Этот эпизод - из классического боевика, практически голыми руками, в ломке, герой кладёт троих вооружённых противников, они же ему максимум могут сделать царапину.
Впервые появляется мотив шизофрении - завладевшее телом и душой, диктующее свою волю второе "Я".
И как всегда, настолько поэтическое описание действия наркоты, мммм... я уже, конечно, спрашивала, но снова ведь наводит на ту же мысль - не боитесь ли Вы обратного эффекта своего творчества?
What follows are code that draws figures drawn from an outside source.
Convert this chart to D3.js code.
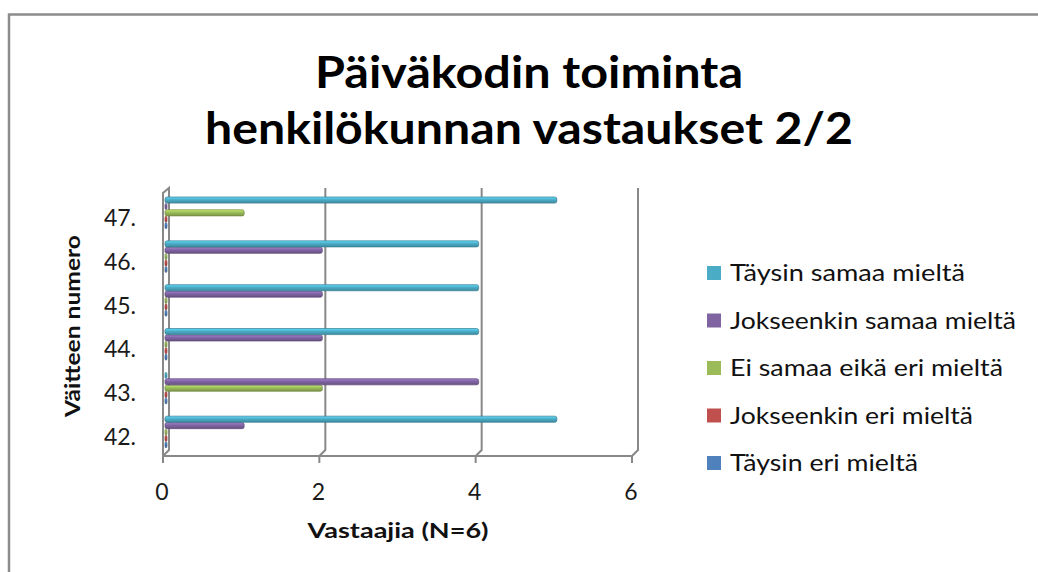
<!DOCTYPE html>
<html><head><meta charset="utf-8">
<script src="https://cdn.jsdelivr.net/npm/d3@7"></script>
<style>body{margin:0;background:#fff}svg{display:block}</style></head>
<body><svg id="c" width="1038" height="572"></svg>
<script>
const categories = ["42.","43.","44.","45.","46.","47."];
const seriesNames = ["Täysin eri mieltä","Jokseenkin eri mieltä","Ei samaa eikä eri mieltä","Jokseenkin samaa mieltä","Täysin samaa mieltä"];
const seriesColors = ["#4F81BD","#C0504D","#9BBB59","#8064A2","#4BACC6"];
const taysinEri = [0,0,0,0,0,0];
const jokseenkinEri = [0,0,0,0,0,0];
const eiSamaaEikaEri = [0,2,0,0,0,1];
const jokseenkinSamaa = [1,4,2,2,2,0];
const taysinSamaa = [5,0,4,4,4,5];
const xTicks = [0,2,4,6];
const titleLines = ["Päiväkodin toiminta","henkilökunnan vastaukset 2/2"];
const xTitle = "Vastaajia (N=6)";
const yTitle = "Väitteen numero";

const seriesValues = [taysinEri, jokseenkinEri, eiSamaaEikaEri, jokseenkinSamaa, taysinSamaa];
const FONT = "Lato, 'Open Sans', sans-serif";
const GRID = "#888888";

const svg = d3.select("#c");
const defs = svg.append("defs");

// outer frame
svg.append("rect").attr("x",9).attr("y",14.5).attr("width",1200).attr("height",700)
  .attr("fill","none").attr("stroke","#8c8c8c").attr("stroke-width",2.5);

// title
const tW = [428, 648];
titleLines.forEach((t,i)=>{
  svg.append("text").attr("x",529).attr("y",[88,144][i]).attr("text-anchor","middle")
    .attr("font-family",FONT).attr("font-weight","bold").attr("font-size",44)
    .attr("textLength",tW[i]).attr("lengthAdjust","spacingAndGlyphs")
    .attr("fill","#000").text(t);
});

// scales
const x = d3.scaleLinear().domain([0,6]).range([163,632]);
const dx = 6, dy = 5;
const yTop = 193, yBot = 456;
const y = d3.scaleBand().domain(categories.slice().reverse()).range([yTop, yBot]);
const sub = d3.scaleBand().domain([4,3,2,1,0]).range([4, 36]);

// walls / gridlines
const g = svg.append("g").attr("fill","none").attr("stroke",GRID).attr("stroke-width",2);
xTicks.forEach(v=>{
  if (v===0) return;
  g.append("path").attr("d",`M${x(v)+dx},${yTop-dy} V${yBot-dy-1} L${x(v)},${yBot}`);
  g.append("line").attr("x1",x(v)).attr("x2",x(v)).attr("y1",yBot).attr("y2",yBot+7);
});
// left wall
g.append("path").attr("d",`M${x(0)},${yBot+7} V${yTop} L${x(0)+dx},${yTop-dy} V${yBot-dy-1} L${x(0)},${yBot}`);
// floor front edge
g.append("line").attr("x1",x(0)).attr("x2",x(6)).attr("y1",yBot).attr("y2",yBot);

// gradients
seriesColors.forEach((c,i)=>{
  const gr = defs.append("linearGradient").attr("id","gr"+i).attr("x1",0).attr("x2",0).attr("y1",0).attr("y2",1);
  const cc = d3.color(c);
  gr.append("stop").attr("offset","0%").attr("stop-color",cc.brighter(0.7));
  gr.append("stop").attr("offset","45%").attr("stop-color",cc);
  gr.append("stop").attr("offset","100%").attr("stop-color",cc.darker(0.6));
});

// bars
const xb0 = x(0)+2;
const bars = svg.append("g");
seriesValues.forEach((vals,si)=>{
  bars.append("g").selectAll("rect").data(vals).join("rect")
    .attr("x", xb0)
    .attr("y", (d,ci)=> y(categories[ci]) + sub(si))
    .attr("height", sub.bandwidth()-0.3)
    .attr("width", d => Math.max(2, x(d)+3 - xb0))
    .attr("rx", 2).attr("ry", 2)
    .attr("fill", `url(#gr${si})`)
    .attr("stroke", d3.color(seriesColors[si]).darker(0.9))
    .attr("stroke-width", 0.7);
});

// y labels
svg.append("g").selectAll("text").data(categories).join("text")
  .attr("x",136).attr("y",d=>y(d)+y.bandwidth()/2+3).attr("dy","0.35em")
  .attr("text-anchor","end").attr("font-family",FONT).attr("font-size",23).attr("fill","#1a1a1a")
  .text(d=>d);

// x labels
svg.append("g").selectAll("text").data(xTicks).join("text")
  .attr("x",d=>x(d)-1).attr("y",492).attr("dy","0.35em")
  .attr("text-anchor","middle").attr("font-family",FONT).attr("font-size",23).attr("fill","#1a1a1a")
  .text(d=>d);

// axis titles
svg.append("text").attr("x",398).attr("y",531).attr("dy","0.35em").attr("text-anchor","middle")
  .attr("font-family",FONT).attr("font-weight","bold").attr("font-size",20).attr("fill","#111")
  .attr("textLength",181).attr("lengthAdjust","spacingAndGlyphs").text(xTitle);
svg.append("text").attr("transform","translate(73,326) rotate(-90)").attr("dy","0.35em").attr("text-anchor","middle")
  .attr("font-family",FONT).attr("font-weight","bold").attr("font-size",20).attr("fill","#111")
  .attr("textLength",182).attr("lengthAdjust","spacingAndGlyphs").text(yTitle);

// legend
const legOrder = [4,3,2,1,0];
const legW = [188, 243, 273, 286, 235]; // text widths indexed by series
const leg = svg.append("g");
legOrder.forEach((si,k)=>{
  const cy = 273 + k*47.5;
  leg.append("rect").attr("x",707).attr("y",cy-7).attr("width",14).attr("height",14)
    .attr("fill",seriesColors[si]);
  leg.append("text").attr("x",730).attr("y",cy).attr("dy","0.35em")
    .attr("font-family",FONT).attr("font-size",23).attr("fill","#111")
    .attr("textLength",legW[si]).attr("lengthAdjust","spacingAndGlyphs")
    .text(seriesNames[si]);
});
</script>
</body></html>
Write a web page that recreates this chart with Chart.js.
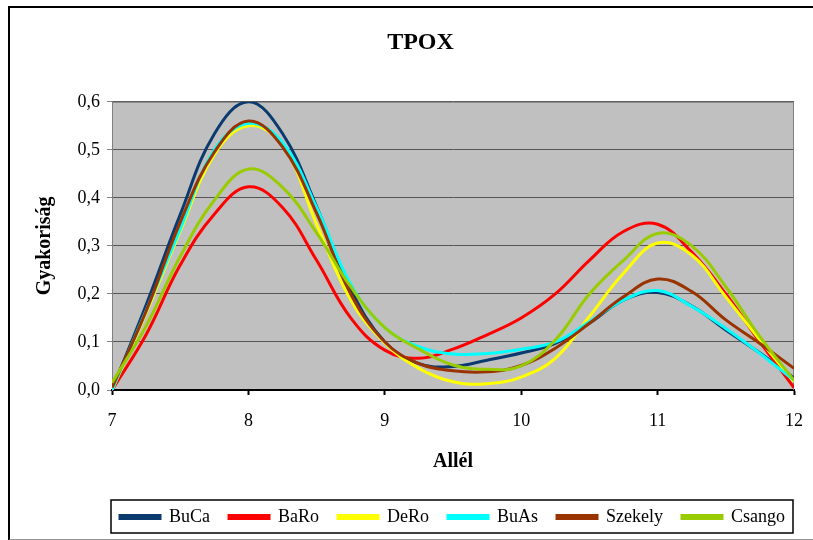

Мария Гринберг   27.03.2008 13:18     Заявить о нарушении
Здравствуйте, Маша!
Вы снова правы. Наша жизнь - тоже сплав всех жанров (если жить достаточно активно).
Кен - не супермен, факт. Кстати в самом имени - скрытый смысл, проводящий параллель с библейскими событиями. Кен, он же Кейн, он же Каин... я даже долго не задумывался в выборе имени, кода планировал описание одного падения.
Так вот в отношении его силы. Вы наверное уже обратили внимание на параллельную сюжетную линию - видения Кена, которые с каждым новым свиданием с дурманом все больше приближают его к бездне. Он постепенно попадает под влияние нечто непостижимого, что дремлет в каждом, но просыпается в потерявших власть над собственной волей и самоконтролем. Потому погибает Эдди... потому происходят такие невероятные трансформации с Кеном.
Сладость в описаниях наркотического опьянения - опасный прием, согласен, но мы все должны всю свою жизнь бороться с соблазнами, иначе мы рискуем повторить скорбный путь главного героя...

Спасибо Вам, Маша, за Ваши полезные комментарии.